In case the different kernels access the same memory locations, race conditions can occur. KernelAbstractions uses Atomix.jl to provide access to atomic memory operations.

Race conditions

The following example demonstrates a common race condition:

using CUDA, KernelAbstractions, Atomix
using ImageShow, ImageIO


function index_fun(arr; backend=get_backend(arr))
	out = similar(arr)
	fill!(out, 0)
	kernel! = my_kernel!(backend)
	kernel!(out, arr, ndrange=(size(arr, 1), size(arr, 2)))
	return out
end

@kernel function my_kernel!(out, arr)
	i, j = @index(Global, NTuple)
	for k in 1:size(out, 1)
		out[k, i] += arr[i, j]
	end
end

img = zeros(Float32, (50, 50));
img[10:20, 10:20] .= 1;
img[35:45, 35:45] .= 2;


out = Array(index_fun(CuArray(img)));
simshow(out)

In principle, this kernel should just smears the values of the pixels along the first dimension.

However, the different out[k, i] are accessed from multiple work-items and thus memory races can occur. We need to ensure that the accumulate += occurs atomically.

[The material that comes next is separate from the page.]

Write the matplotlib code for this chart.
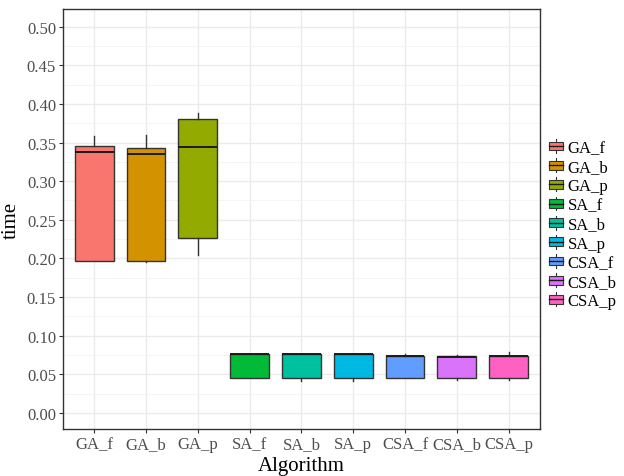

The resulting image has artifacts.

Resulting Image has artifacts

Fix with Atomix.jl

To fix this we need to mark the critical accesses with an Atomix.@atomic

function index_fun_fixed(arr; backend=get_backend(arr))
	out = similar(arr)
	fill!(out, 0)
	kernel! = my_kernel_fixed!(backend)
	kernel!(out, arr, ndrange=(size(arr, 1), size(arr, 2)))
	return out
end

@kernel function my_kernel_fixed!(out, arr)
	i, j = @index(Global, NTuple)
	for k in 1:size(out, 1)
		Atomix.@atomic out[k, i] += arr[i, j]
	end
end

out_fixed = Array(index_fun_fixed(CuArray(img)));
simshow(out_fixed)

This image is free of artifacts.

Resulting image is correct.